A ride thus marked by strange twists I have never taken before. All sorts of worries and dangers had been thrown at us. Moments of uncertainties defined every hour of the ride. Moments of extreme happiness and moments of extreme worry. The full spectrum of human emotions were experienced by us. Having seen the burnt out bikes at Kottiyoor and having known the aggressiveness of the blockaders there were moments when we had no idea what future had in offing. Of one thing I was sure, if somebody dared to destroy my bike, they had better kill me too, because I wont rest until I killed everyone who destroyed my bike or die trying. It cannot be described the psyche of a person who has accepted such a fate and still decided to carry on. However even at the moments of deepest despair I knew, in the deepest corners of my mind I had an inkling that somehow, despite all these obstacles we would somehow muddle through safely. I believe that is one of the principal reasons we ride, being challenged like this affirms our faith. I have always maintained that God is the random probability and faith is an irrational belief that the random probability would come through for us. In hindsight things would seem more rational, but when fighting the tides of time and circumstances logic is often dictated by the information that we have at that moment, and sometimes the situational logic has to be defied and nothing helps us in doing that other than the wild irrationality that is faith. It may be in anything, God , Gaea, the Flying Spaghetti Monster or the Invisible Pink Flying Unicorn.

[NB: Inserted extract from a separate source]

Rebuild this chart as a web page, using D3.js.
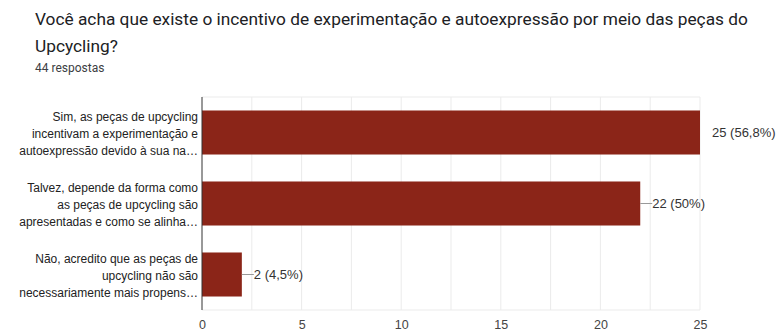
<!DOCTYPE html>
<html lang="pt">
<head>
  <meta charset="UTF-8">
  <title>Incentivo de experimentação e autoexpressão</title>
  <script src="https://d3js.org/d3.v7.min.js"></script>
  <style>
    body {
      margin: 0;
      padding: 0;
      background: #fff;
    }
    .title {
      font-family: Roboto, sans-serif;
      font-size: 17.3px;
      fill: #202124;
    }
    .sub {
      font-family: Roboto, sans-serif;
      font-size: 12px;
      fill: #3c4043;
    }
    .cat, .tick text, .val {
      font-family: "Liberation Sans", Arial, sans-serif;
      font-size: 12px;
      fill: #222;
    }
    .val { font-size: 13px; fill: #333; }
    .tick text { fill: #444; font-size: 12.5px; }
  </style>
</head>
<body>
  <div id="chart"></div>
  <script>
const categories = [
  ["Sim, as peças de upcycling", "incentivam a experimentação e", "autoexpressão devido à sua na…"],
  ["Talvez, depende da forma como", "as peças de upcycling são", "apresentadas e como se alinha…"],
  ["Não, acredito que as peças de", "upcycling não são", "necessariamente mais propens…"]
];
const counts = [25, 22, 2];
const labels = ["25 (56,8%)", "22 (50%)", "2 (4,5%)"];
const ticks = [0, 5, 10, 15, 20, 25];
const gridTicks = [2.5, 5, 7.5, 10, 12.5, 15, 17.5, 20, 22.5, 25];

const width = 776, height = 331;
const margin = { left: 202, right: 76, top: 97, bottom: 21 };

const svg = d3.select("#chart").append("svg")
  .attr("width", width)
  .attr("height", height);

svg.append("text").attr("class", "title")
  .attr("x", 35).attr("y", 25)
  .text("Você acha que existe o incentivo de experimentação e autoexpressão por meio das peças do");
svg.append("text").attr("class", "title")
  .attr("x", 35).attr("y", 52)
  .text("Upcycling?");
svg.append("text").attr("class", "sub")
  .attr("x", 35).attr("y", 72)
  .text("44 respostas");

const x = d3.scaleLinear()
  .domain([0, 25])
  .range([margin.left, width - margin.right]);

const y = d3.scaleBand()
  .domain(d3.range(counts.length))
  .range([margin.top, height - margin.bottom])
  .paddingInner(0.38)
  .paddingOuter(0.19);

// grid
svg.append("g")
  .selectAll("line")
  .data(gridTicks)
  .join("line")
  .attr("x1", d => x(d)).attr("x2", d => x(d))
  .attr("y1", margin.top).attr("y2", height - margin.bottom)
  .attr("stroke", "#ebebeb");

svg.append("line")
  .attr("x1", margin.left).attr("x2", x(25))
  .attr("y1", margin.top).attr("y2", margin.top)
  .attr("stroke", "#ebebeb");
svg.append("line")
  .attr("x1", margin.left).attr("x2", x(25))
  .attr("y1", height - margin.bottom).attr("y2", height - margin.bottom)
  .attr("stroke", "#ebebeb");

// bars
svg.append("g")
  .selectAll("rect")
  .data(counts)
  .join("rect")
  .attr("x", x(0))
  .attr("y", (d, i) => y(i))
  .attr("width", d => x(d) - x(0))
  .attr("height", y.bandwidth())
  .attr("fill", "#8b2518");

// leader lines and value labels
const ann = svg.append("g")
  .selectAll("g")
  .data(counts)
  .join("g");

ann.append("line")
  .attr("x1", d => x(d))
  .attr("x2", d => x(d) + 12)
  .attr("y1", (d, i) => y(i) + y.bandwidth() / 2)
  .attr("y2", (d, i) => y(i) + y.bandwidth() / 2)
  .attr("stroke", "#999")
  .attr("opacity", (d, i) => i === 0 ? 0 : 1);

ann.append("text")
  .attr("class", "val")
  .attr("x", d => x(d) + 12)
  .attr("y", (d, i) => y(i) + y.bandwidth() / 2)
  .attr("dy", "0.35em")
  .text((d, i) => labels[i]);

// category labels
svg.append("g")
  .selectAll("text")
  .data(categories)
  .join("text")
  .attr("class", "cat")
  .attr("text-anchor", "end")
  .attr("x", margin.left - 4)
  .attr("y", (d, i) => y(i) + y.bandwidth() / 2)
  .selectAll("tspan")
  .data(d => d)
  .join("tspan")
  .attr("x", margin.left - 4)
  .attr("dy", (d, j) => j === 0 ? "-0.97em" : "1.42em")
  .text(d => d);

// axis line
svg.append("line")
  .attr("x1", margin.left).attr("x2", margin.left)
  .attr("y1", margin.top).attr("y2", height - margin.bottom)
  .attr("stroke", "#333");

// x tick labels
const xAxis = svg.append("g")
  .attr("transform", `translate(0,${height - margin.bottom})`)
  .call(d3.axisBottom(x).tickValues(ticks).tickSize(0).tickPadding(10));
xAxis.select(".domain").remove();
xAxis.selectAll("text").attr("font-size", null).attr("font-family", null);
  </script>
</body>
</html>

The other lesson learned was that me and Ajith cannot ride in sync. The bikes were too different, the bikers too were too different. That put a stop to several pet projects we had in mind. A personal lesson for me was that I needed a crash course in Royal Enfield Bullet mechanism. Without knowing at least basic maintenance, repair and troubleshooting some of my longer dream rides would not be possible. But then again that is what each ride is for me, new experiences and new lessons learnt.